Pass IDs, not objects. Serialize an article ID, not the entire article. The worker loads fresh data. No stale payloads, smaller queue messages, and if the article was updated between enqueue and processing, you get the latest version.

Log everything useful. Job ID, attempt number, processing time, error category. When something breaks at 3 AM, grep-friendly logs are the difference between a 10-minute fix and a 2-hour investigation.

Operations

You need visibility into your queues from day one. Not “when it gets serious.” Day one.

Watch these:

Queue depth – if it’s growing faster than workers drain it, you have a problem
Age of the oldest message – this tells you about latency better than averages
Retry and failure rates per job type
Dead letter queue size
Worker count and utilization

Alert on queue depth growing, error rate spiking, and dead letter queue crossing a threshold. Everything else is a dashboard.

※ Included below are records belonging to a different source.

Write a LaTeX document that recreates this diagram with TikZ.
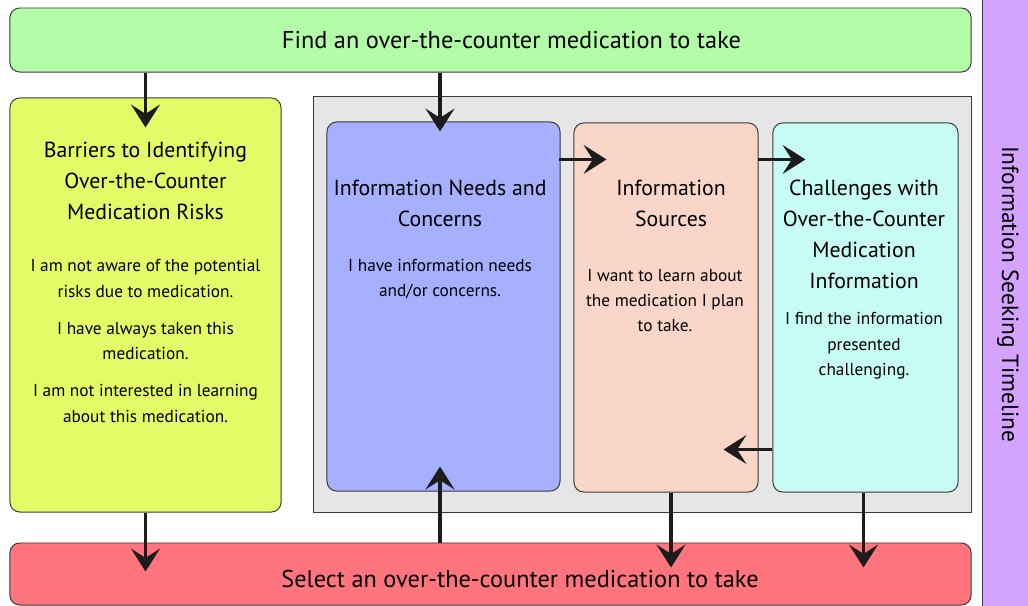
\documentclass[tikz,border=0pt]{standalone}
\usepackage{fontspec}
\setmainfont{PT Sans}
\usetikzlibrary{arrows.meta,calc}
\usepackage{xcolor}
\definecolor{findgreen}{HTML}{B3FDA8}
\definecolor{barrieryellow}{HTML}{E4FA66}
\definecolor{panelgray}{HTML}{E6E6E6}
\definecolor{needsblue}{HTML}{A6B0FF}
\definecolor{sourcepeach}{HTML}{FAD6C9}
\definecolor{challengecyan}{HTML}{C6FCF4}
\definecolor{selectred}{HTML}{FF747D}
\definecolor{timelinepurple}{HTML}{D4A2FF}
\definecolor{edgegray}{HTML}{3A3A3A}
\definecolor{arrowblack}{HTML}{1C1C1C}

\begin{document}
\begin{tikzpicture}[x=0.025cm, y=-0.025cm,
      box/.style={draw=edgegray, line width=0.7pt, rounded corners=7pt,
                  inner sep=0pt},
      title/.style={align=center, font=\fontsize{15.5}{22}\selectfont},
      body/.style={align=center, font=\fontsize{12.3}{18}\selectfont},
      arr/.style={-{Stealth[length=0.57cm, width=0.72cm, inset=0.23cm]},
                  line width=2.4pt, color=arrowblack}
    ]
    \clip (0,0) rectangle (1028,606);

    % Side band
    \draw[draw=edgegray, line width=0.7pt, fill=timelinepurple]
      (982,-10) rectangle (1040,616);
    \node[rotate=-90, font=\fontsize{16.6}{19}\selectfont] (timeline) at (1008,294)
      {Information Seeking Timeline};

    % Start and end steps
    \node[box, fill=findgreen, minimum width=24.025cm, minimum height=1.6cm]
      (find) at (490.5,40) {};
    \node[font=\fontsize{17.3}{20}\selectfont] (findtext) at (511.5,40)
      {Find an over-the-counter medication to take};

    \node[box, fill=selectred, minimum width=24.025cm, minimum height=1.55cm]
      (select) at (490.5,574) {};
    \node[font=\fontsize{17.3}{20}\selectfont] (selecttext) at (520,579)
      {Select an over-the-counter medication to take};

    % Barriers
    \node[box, fill=barrieryellow, minimum width=6.775cm, minimum height=10.35cm]
      (barrier) at (145.5,305) {};
    \node[title] (barriertitle) at (145.5,180.5)
      {Barriers to Identifying\\Over-the-Counter\\Medication Risks};
    \node[body] (barrierbody) at (145.5,341)
      {I am not aware of the potential\\risks due to medication.\\[8.5pt]
       I have always taken this\\medication.\\[8.5pt]
       I am not interested in learning\\about this medication.};

    % Information seeking panel
    \node[draw=edgegray, line width=0.7pt, fill=panelgray, inner sep=0pt,
          minimum width=16.425cm, minimum height=10.375cm]
      (panel) at (642.5,304.5) {};

    \node[box, fill=needsblue, minimum width=5.825cm, minimum height=9.225cm]
      (needs) at (443.5,306.5) {};
    \node[title] (needstitle) at (440,203)
      {Information Needs and\\Concerns};
    \node[body] (needsbody) at (440,279)
      {I have information needs\\and/or concerns.};

    \node[box, fill=sourcepeach, minimum width=4.6cm, minimum height=9.225cm]
      (sources) at (666,307.5) {};
    \node[title] (sourcestitle) at (671,203)
      {Information\\Sources};
    \node[body] (sourcesbody) at (665,300.5)
      {I want to learn about\\the medication I plan\\to take.};

    \node[box, fill=challengecyan, minimum width=4.625cm, minimum height=9.225cm]
      (challenges) at (865.5,307.5) {};
    \node[title] (challengestitle) at (864,234.5)
      {Challenges with\\Over-the-Counter\\Medication\\Information};
    \node[body] (challengesbody) at (864,346)
      {I find the information\\presented\\challenging.};

    % Connectors
    \draw[arr] (find.south -| barrier.north) -- ($(barrier.north)+(0,30)$);
    \draw[arr] (find.south -| needstitle) -- ($(needs.north -| needstitle)+(0,10)$);
    \draw[arr] ($(needs.north east)+(-2,38)$) -- ($(sources.north west)+(33,37)$);
    \draw[arr] ($(sources.north east)+(-1,37)$) -- ($(challenges.north west)+(33,37)$);
    \draw[arr] ($(challenges.south west)+(0,-43)$) -- ($(sources.south east)+(-35,-43)$);
    \draw[arr] (barrier.south) -- ($(barrier.south |- select.north)+(0,29)$);
    \draw[arr] (select.north -| needstitle) -- ($(needs.south -| needstitle)+(0,-25)$);
    \draw[arr] (sources.south -| sourcestitle) -- ($(select.north -| sourcestitle)+(0,25)$);
    \draw[arr] ($(challenges.south)+(-2,0)$) -- ($(select.north -| challenges.south)+(-2,25)$);

  \end{tikzpicture}
\end{document}
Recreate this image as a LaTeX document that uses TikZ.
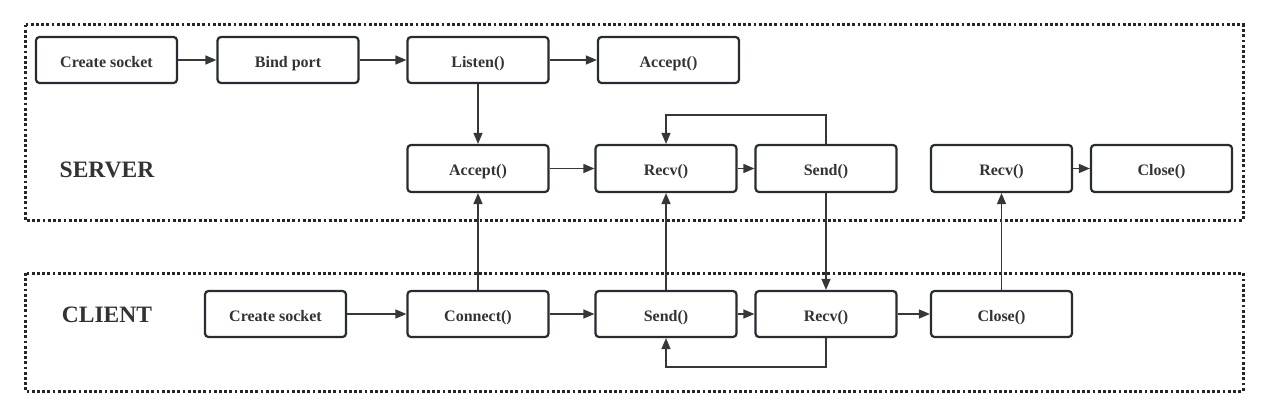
\documentclass[tikz,border=0pt]{standalone}
\usepackage{fontspec}
\setmainfont{Liberation Serif}
\usetikzlibrary{arrows.meta}
\definecolor{boxc}{RGB}{38,44,50}
\definecolor{txtc}{RGB}{51,51,51}
\definecolor{linec}{RGB}{55,55,55}
\tikzset{
  stepbox/.style={draw=boxc, line width=2.2pt, rounded corners=3.5pt, minimum width=141pt, minimum height=46pt, inner sep=0pt, text height=14pt, text depth=0pt, text=txtc, font=\fontsize{16}{18}\selectfont\bfseries},
  arr/.style={draw=linec, line width=1.4pt, -{Triangle[length=11pt,width=9pt]}},
  region/.style={draw=black!85, line width=3pt, dash pattern=on 2.8pt off 2.4pt},
  lbl/.style={text=txtc, font=\fontsize{23.5}{28}\selectfont\bfseries, inner sep=0pt}
}
\begin{document}
\begin{tikzpicture}[x=1pt,y=-1pt]
\useasboundingbox (0,0) rectangle (1268,415);
% regions
\draw[region] (25,24.5) rectangle (1243,220);
\draw[region] (25,273) rectangle (1243,391);
\node[lbl] (server) at (107,170) {SERVER};
\node[lbl] (client) at (107,315) {CLIENT};
% server row 1
\node[stepbox] (cs1) at (106.5,60) {Create socket};
\node[stepbox] (bp) at (288,60) {Bind port};
\node[stepbox] (listen) at (478,60) {Listen()};
\node[stepbox] (acc1) at (668.5,60) {Accept()};
% server row 2
\node[stepbox, minimum height=47pt] (acc2) at (478,168.5) {Accept()};
\node[stepbox, minimum height=47pt] (recv1) at (666,168.5) {Recv()};
\node[stepbox, minimum height=47pt] (send1) at (826,168.5) {Send()};
\node[stepbox, minimum height=47pt] (recv2) at (1001.5,168.5) {Recv()};
\node[stepbox, minimum height=47pt] (close1) at (1161.5,168.5) {Close()};
% client row
\node[stepbox] (cs2) at (275.5,314) {Create socket};
\node[stepbox] (conn) at (478,314) {Connect()};
\node[stepbox] (send2) at (666,314) {Send()};
\node[stepbox] (recv3) at (826,314) {Recv()};
\node[stepbox] (close2) at (1001.5,314) {Close()};
% arrows
\draw[arr] (cs1) -- (bp);
\draw[arr] (bp) -- (listen);
\draw[arr] (listen) -- (acc1);
\draw[arr] (listen) -- (acc2);
\draw[arr] (acc2) -- (recv1);
\draw[arr] (recv1) -- (send1);
\draw[arr] (recv2) -- (close1);
\draw[arr] (cs2) -- (conn);
\draw[arr] (conn) -- (send2);
\draw[arr] (send2) -- (recv3);
\draw[arr] (recv3) -- (close2);
\draw[arr] (conn) -- (acc2);
\draw[arr] (send2) -- (recv1);
\draw[arr] (send1) -- (recv3);
\draw[arr] (close2) -- (recv2);
\draw[arr] (send1.north) -- ++(0,-29) -| (recv1.north);
\draw[arr] (recv3.south) -- ++(0,29) -| (send2.south);
\end{tikzpicture}
\end{document}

Picking a Queue (Late 2018 Edition)

I’ve used most of these by now:

Redis-backed (Sidekiq, Celery with Redis): Fast, simple, good enough for most web apps. We used this at the fintech startup for non-critical paths.
RabbitMQ: Better routing, proper acknowledgments, more operational overhead. Good when you need complex topologies.
Kafka: Not really a job queue, but we used it for our high-throughput news ingestion stream. Replay capability is the killer feature.
Managed queues (SQS, Cloud Tasks): Less control, less ops. Fine if you can live with the vendor’s semantics.

Pick the simplest thing that meets your durability and throughput requirements. You can always migrate later. You probably won’t, so pick carefully.

What I Wish I Knew Earlier

Async job processing looks simple on a whiteboard. Queue in, worker out. But production has a way of finding every gap in your design. Jobs run twice. Workers die mid-processing. Queues back up because a downstream service is having a bad day.

The patterns here aren’t clever. Idempotency, backoff, dead letter queues, transactional outboxes – they’re boring. They’re also the difference between a system that handles failure gracefully and one that pages you at 3 AM because 200,000 duplicate notifications just went out to your users.

Build the boring stuff first. Your on-call self will thank you.